ENOUGH ON THE SCANDALS OF THE WEEK: Now I want to address the most unimportant political question of the day, while also undermining claims from Old-Media Pooh-Bahs that bloggers never do original reporting. Stinging from such accusations, I decided to do a side-by-side taste test of Heinz Ketchup and the new upstart, W Ketchup — thus answering a question that, to the best of my knowledge, Old Media outlets have shamefully ignored. Is it because they’re afraid of the truth? Let’s go to the test results.

Regular InstaPundit readers will know that I am a committed Heinz Ketchup partisan, and should keep that in mind in reading these results. (We bloggers wear our biases on our sleeves — take that, Poynter people!) Nonetheless, I wanted to give this new guy a chance to win me over. To ensure fairness, I ordered the W Ketchup off their internet site — no free-sample corruption here, despite my fond hopes therefor. It’s easy to be incorruptible when nobody’s offering to buy you anyway. . . .

The test apparatus is pictured at right — a plate, the two contenders, and a standardized product, McDonald’s French Fries, which should make this experiment fully replicatable by interested readers. The Heinz bottle is bigger than W — but so is John Kerry, so that seemed fair. And the French Fries are a traditional all-American product, like George Bush — but they’re French in origin, like John Kerry. That’s as fair and balanced as I can make things.

The expert taste panel, consisting of me and the Insta-Daughter, alternated between fries dipped in Heinz Ketchup, and fries dipped in W Ketchup, until we felt comfortable arriving at an opinion.
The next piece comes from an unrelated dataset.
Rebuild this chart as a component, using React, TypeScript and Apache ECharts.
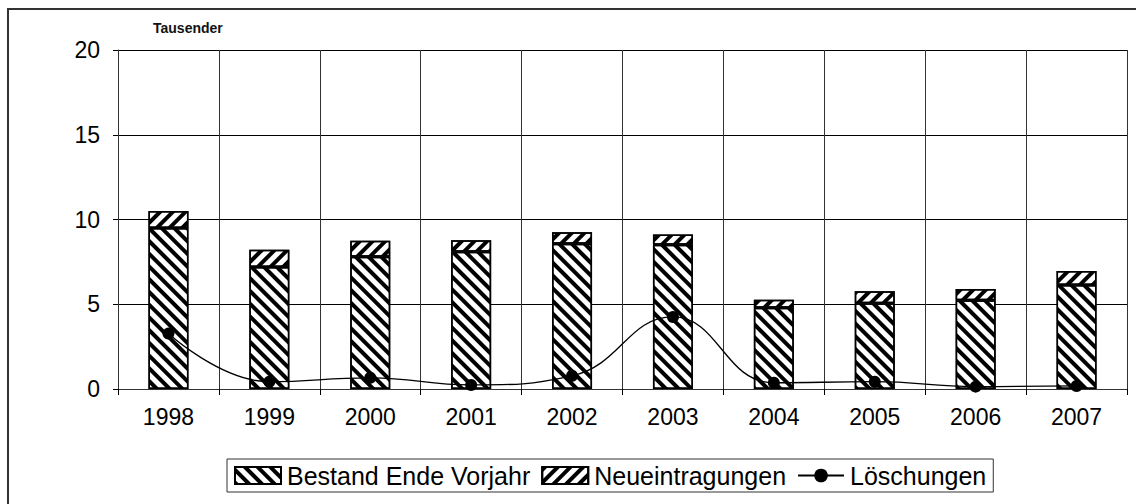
import React, { useEffect, useRef } from "react";
import * as echarts from "echarts";

const years = ["1998", "1999", "2000", "2001", "2002", "2003", "2004", "2005", "2006", "2007"];
const bestand = [9.5, 7.2, 7.8, 8.1, 8.57, 8.51, 4.8, 5.06, 5.24, 6.14];
const neu = [1.0, 1.02, 0.95, 0.68, 0.68, 0.6, 0.47, 0.7, 0.66, 0.82];
const loeschungen = [3.27, 0.43, 0.66, 0.24, 0.78, 4.25, 0.37, 0.43, 0.14, 0.18];
const yTicks = { min: 0, max: 20, interval: 5 };

const FONT = "'Liberation Sans', Arial, sans-serif";

export default function App() {
  const ref = useRef<HTMLDivElement>(null);
  useEffect(() => {
    if (!ref.current) return;
    const chart = echarts.init(ref.current, undefined, { renderer: "svg" });
    const decalBack = {
      symbol: "rect",
      symbolSize: 1,
      dashArrayX: [1, 0],
      dashArrayY: [3.5, 4.5],
      rotation: Math.PI / 4,
      color: "#000",
      backgroundColor: "#fff",
    };
    const decalFwd = {
      symbol: "rect",
      symbolSize: 1,
      dashArrayX: [1, 0],
      dashArrayY: [3.5, 4.5],
      rotation: -Math.PI / 4,
      color: "#000",
      backgroundColor: "#fff",
    };
    chart.setOption({
      animation: false,
      backgroundColor: "#fff",
      textStyle: { fontFamily: FONT },
      grid: { left: 118, right: 9, top: 50, bottom: 115, containLabel: false },
      graphic: [
        { type: "line", shape: { x1: 7, y1: 9, x2: 1136, y2: 9 }, style: { stroke: "#333", lineWidth: 2 } },
        { type: "line", shape: { x1: 8, y1: 9, x2: 8, y2: 504 }, style: { stroke: "#333", lineWidth: 2 } },
        {
          type: "text",
          left: 153,
          top: 21,
          style: { text: "Tausender", font: `bold 14px ${FONT}`, fill: "#111" },
        },
      ],
      legend: {
        left: 227,
        top: 459,
        orient: "horizontal",
        itemWidth: 46,
        itemHeight: 17,
        itemGap: 11,
        padding: [4, 7, 4, 7],
        borderColor: "#333",
        borderWidth: 1,
        textStyle: { fontSize: 25, color: "#000", fontFamily: FONT, padding: [0, 0, 0, 1] },
        data: [
          { name: "Bestand Ende Vorjahr", icon: "rect" },
          { name: "Neueintragungen", icon: "rect" },
          { name: "Löschungen" },
        ],
      },
      xAxis: {
        type: "category",
        data: years,
        boundaryGap: true,
        axisLine: { lineStyle: { color: "#333", width: 1 } },
        axisTick: { show: true, length: 6, lineStyle: { color: "#000" } },
        axisLabel: { fontSize: 23, color: "#000", margin: 16, fontFamily: FONT },
        splitLine: { show: true, lineStyle: { color: "#333", width: 1 } },
      },
      yAxis: {
        type: "value",
        min: yTicks.min,
        max: yTicks.max,
        interval: yTicks.interval,
        axisLine: { show: true, lineStyle: { color: "#333", width: 1 } },
        axisTick: { show: true, length: 5, lineStyle: { color: "#000" } },
        axisLabel: { fontSize: 23, color: "#000", margin: 18, fontFamily: FONT },
        splitLine: { show: true, lineStyle: { color: "#000", width: 1 } },
      },
      series: [
        {
          name: "Bestand Ende Vorjahr",
          type: "bar",
          stack: "a",
          barWidth: 40,
          data: bestand,
          itemStyle: { color: "#fff", borderColor: "#000", borderWidth: 1.5, decal: decalBack },
        },
        {
          name: "Neueintragungen",
          type: "bar",
          stack: "a",
          barWidth: 40,
          data: neu,
          itemStyle: { color: "#fff", borderColor: "#000", borderWidth: 1.5, decal: decalFwd },
        },
        {
          name: "Löschungen",
          type: "line",
          data: loeschungen,
          smooth: 0.45,
          symbol: "circle",
          symbolSize: 12,
          lineStyle: { color: "#000", width: 1.3 },
          itemStyle: { color: "#000" },
          z: 5,
        },
      ],
    });
    return () => chart.dispose();
  }, []);
  return (
    <div
      ref={ref}
      style={{ position: "fixed", left: 0, top: 0, width: 1136, height: 504 }}
    />
  );
}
The unanimous victor — no hanging chads here — was Heinz. The W Ketchup wasn’t bad — somewhat sweeter than Heinz, which is no surprise given that its ingredient label lists “high fructose corn syrup” ahead of vinegar, while the Heinz label reverses the order. (The W Ketchup also has 5 more calories per serving). This too seems to reflect the candidates’ personality, with Kerry coming across as the more astringent. (Some people, however, are concerned about this: “A bigger worry for Democrats is that enough voters might decide that Kerry offers too much vinegar and not enough sugar.” But in ketchup, at least, a higher vinegar-to-sugar ratio turns out to be good thing.)

But the result is a bit of a role reversal: While W Ketchup is a perfectly respectable contender, it’s not enough to knock the reigning incumbent off his throne.

Of course, spoiling the already silly, but widely invoked, use of a ketchup contest as a proxy for the political contest is the proudly non-partisan status of the H.J. Heinz Company, and the lack of any connection, as far as I can tell, between the W Ketchup folks and President Bush. (And Teresa Heinz’s connection to the Heinz company itself is, despite the claims of the W Ketchup folks — “Choose Heinz and you’re supporting Teresa Heinz and her liberal causes, such as Kerry for President” — rather limited — though I’d like to own a similarly “limited” 4% of Heinz stock myself. . . .) And I suppose it was never much of a contest, as even potent anti-Kerry partisans freely admit the long-standing superiority of Heinz ketchup. Bush supporters can thus spin this as a triumph for traditional values.

Nonetheless, for those wondering whether W Ketchup can stand up to Heinz, the answer is that as a candidate it can cut the mustard, but its appeal isn’t strong enough to cut into the base.